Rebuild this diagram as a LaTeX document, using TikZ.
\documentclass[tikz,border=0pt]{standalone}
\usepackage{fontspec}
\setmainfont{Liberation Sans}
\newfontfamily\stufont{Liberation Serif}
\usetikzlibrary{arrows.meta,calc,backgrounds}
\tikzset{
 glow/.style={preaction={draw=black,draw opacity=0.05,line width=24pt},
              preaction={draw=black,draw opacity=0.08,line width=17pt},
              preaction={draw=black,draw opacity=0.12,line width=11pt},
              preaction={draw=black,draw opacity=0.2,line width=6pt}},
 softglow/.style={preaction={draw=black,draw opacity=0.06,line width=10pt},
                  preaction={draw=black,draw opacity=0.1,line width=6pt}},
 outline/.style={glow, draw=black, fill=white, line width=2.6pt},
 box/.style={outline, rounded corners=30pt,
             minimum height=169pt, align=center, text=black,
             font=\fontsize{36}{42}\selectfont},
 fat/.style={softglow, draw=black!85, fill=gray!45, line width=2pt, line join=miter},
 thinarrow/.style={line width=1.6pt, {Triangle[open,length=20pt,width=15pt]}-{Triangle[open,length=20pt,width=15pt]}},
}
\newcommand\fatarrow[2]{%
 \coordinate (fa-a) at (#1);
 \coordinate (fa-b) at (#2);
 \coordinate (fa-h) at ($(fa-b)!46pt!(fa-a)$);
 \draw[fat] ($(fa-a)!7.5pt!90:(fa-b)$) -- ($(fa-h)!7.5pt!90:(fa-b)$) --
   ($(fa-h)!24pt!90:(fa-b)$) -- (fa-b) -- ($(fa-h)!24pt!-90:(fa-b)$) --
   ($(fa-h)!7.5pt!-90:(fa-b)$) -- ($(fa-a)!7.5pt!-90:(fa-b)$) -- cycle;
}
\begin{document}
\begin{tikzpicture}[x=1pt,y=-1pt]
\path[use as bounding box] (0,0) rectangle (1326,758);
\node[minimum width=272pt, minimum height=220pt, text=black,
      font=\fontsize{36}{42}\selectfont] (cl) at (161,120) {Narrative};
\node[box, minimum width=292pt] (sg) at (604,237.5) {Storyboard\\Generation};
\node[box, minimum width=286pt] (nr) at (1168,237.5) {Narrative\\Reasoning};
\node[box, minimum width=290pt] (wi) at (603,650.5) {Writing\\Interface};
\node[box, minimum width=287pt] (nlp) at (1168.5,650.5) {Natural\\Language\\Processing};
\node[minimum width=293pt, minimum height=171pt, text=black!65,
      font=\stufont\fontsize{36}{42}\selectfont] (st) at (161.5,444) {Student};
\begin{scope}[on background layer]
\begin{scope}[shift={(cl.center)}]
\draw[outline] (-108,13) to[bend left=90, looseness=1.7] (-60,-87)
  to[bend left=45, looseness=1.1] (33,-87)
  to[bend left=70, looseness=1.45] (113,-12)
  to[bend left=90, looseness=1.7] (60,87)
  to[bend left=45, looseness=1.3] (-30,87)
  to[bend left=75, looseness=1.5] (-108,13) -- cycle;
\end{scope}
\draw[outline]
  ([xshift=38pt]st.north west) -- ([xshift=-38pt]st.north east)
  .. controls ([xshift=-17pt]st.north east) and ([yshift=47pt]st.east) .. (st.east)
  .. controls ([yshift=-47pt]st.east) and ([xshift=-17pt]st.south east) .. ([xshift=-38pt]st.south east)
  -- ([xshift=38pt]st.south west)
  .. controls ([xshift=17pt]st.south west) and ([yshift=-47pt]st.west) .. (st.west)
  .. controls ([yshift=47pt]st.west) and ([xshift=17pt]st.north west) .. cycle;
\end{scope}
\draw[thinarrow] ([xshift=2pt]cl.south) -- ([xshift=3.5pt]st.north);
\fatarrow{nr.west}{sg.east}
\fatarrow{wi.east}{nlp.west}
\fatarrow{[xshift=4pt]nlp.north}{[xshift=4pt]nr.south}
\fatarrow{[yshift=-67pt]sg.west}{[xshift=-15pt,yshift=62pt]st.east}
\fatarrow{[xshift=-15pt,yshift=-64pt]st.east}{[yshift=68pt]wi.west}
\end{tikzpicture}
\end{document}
◆ ◆ ◆ ◆ ◆ ◆ ◆
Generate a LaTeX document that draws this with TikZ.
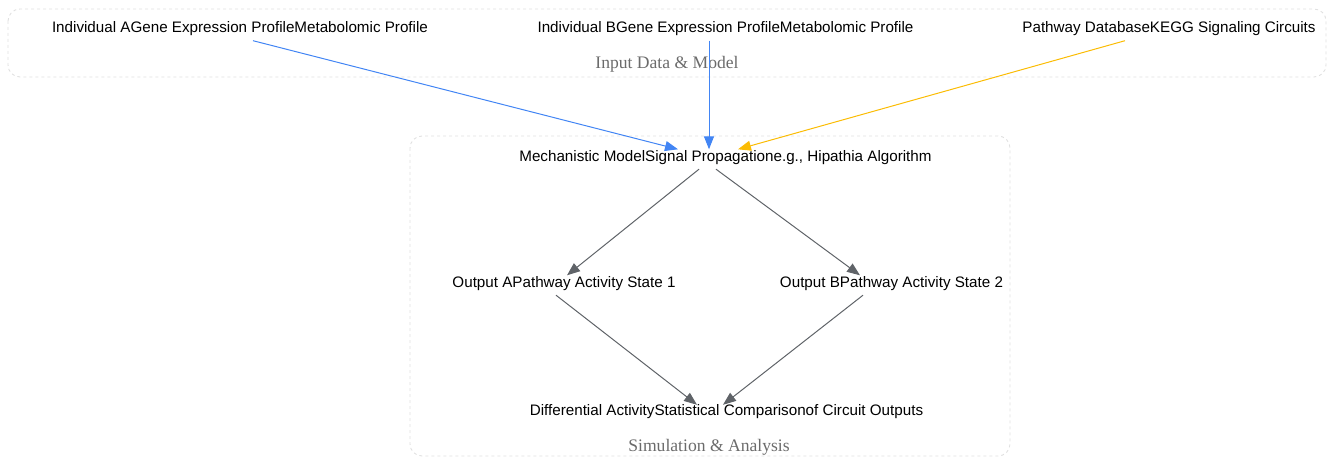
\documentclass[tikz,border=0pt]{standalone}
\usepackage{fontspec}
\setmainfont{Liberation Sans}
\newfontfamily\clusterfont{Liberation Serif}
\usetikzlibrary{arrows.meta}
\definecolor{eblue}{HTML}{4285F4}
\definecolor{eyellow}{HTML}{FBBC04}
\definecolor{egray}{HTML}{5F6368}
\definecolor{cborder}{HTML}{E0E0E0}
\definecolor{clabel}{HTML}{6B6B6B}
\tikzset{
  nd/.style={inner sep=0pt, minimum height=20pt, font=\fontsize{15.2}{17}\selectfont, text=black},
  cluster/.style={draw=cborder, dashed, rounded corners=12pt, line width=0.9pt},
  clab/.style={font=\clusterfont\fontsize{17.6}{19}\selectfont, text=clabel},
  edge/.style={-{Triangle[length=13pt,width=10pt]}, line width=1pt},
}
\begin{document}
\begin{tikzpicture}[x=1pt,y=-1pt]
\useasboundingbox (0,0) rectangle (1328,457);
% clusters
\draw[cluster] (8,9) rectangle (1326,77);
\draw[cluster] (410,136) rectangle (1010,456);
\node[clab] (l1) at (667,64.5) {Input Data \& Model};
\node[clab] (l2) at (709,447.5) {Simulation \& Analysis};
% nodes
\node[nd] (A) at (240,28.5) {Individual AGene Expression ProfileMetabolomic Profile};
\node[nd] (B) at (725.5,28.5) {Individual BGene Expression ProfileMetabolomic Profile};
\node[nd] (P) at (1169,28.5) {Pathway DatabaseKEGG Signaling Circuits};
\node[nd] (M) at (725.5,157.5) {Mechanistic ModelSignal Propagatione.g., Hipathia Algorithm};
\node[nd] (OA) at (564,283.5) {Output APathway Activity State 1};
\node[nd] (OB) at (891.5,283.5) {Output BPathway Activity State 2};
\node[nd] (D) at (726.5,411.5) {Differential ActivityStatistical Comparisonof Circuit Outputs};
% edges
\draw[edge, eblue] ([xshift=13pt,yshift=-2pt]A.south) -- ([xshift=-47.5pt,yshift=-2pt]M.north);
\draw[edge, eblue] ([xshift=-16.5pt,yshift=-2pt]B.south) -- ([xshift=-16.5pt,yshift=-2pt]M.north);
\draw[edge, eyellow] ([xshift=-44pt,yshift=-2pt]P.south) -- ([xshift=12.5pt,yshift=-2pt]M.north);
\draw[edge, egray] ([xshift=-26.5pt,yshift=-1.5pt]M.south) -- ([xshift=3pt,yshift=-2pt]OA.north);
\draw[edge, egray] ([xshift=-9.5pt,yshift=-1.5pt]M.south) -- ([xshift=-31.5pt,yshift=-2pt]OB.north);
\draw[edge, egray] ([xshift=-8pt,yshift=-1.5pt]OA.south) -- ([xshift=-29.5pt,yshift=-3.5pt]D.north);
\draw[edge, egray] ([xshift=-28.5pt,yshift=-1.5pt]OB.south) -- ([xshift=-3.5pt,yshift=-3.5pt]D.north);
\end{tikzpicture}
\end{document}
◆ ◆ ◆ ◆ ◆ ◆ ◆
**EXERCISE OBJECTIVE**
Among the entries above, identify all lines with "this" and copy them.

**REPLY TO THE TASK**
Rebuild this diagram as a LaTeX document, using TikZ.
Generate a LaTeX document that draws this with TikZ.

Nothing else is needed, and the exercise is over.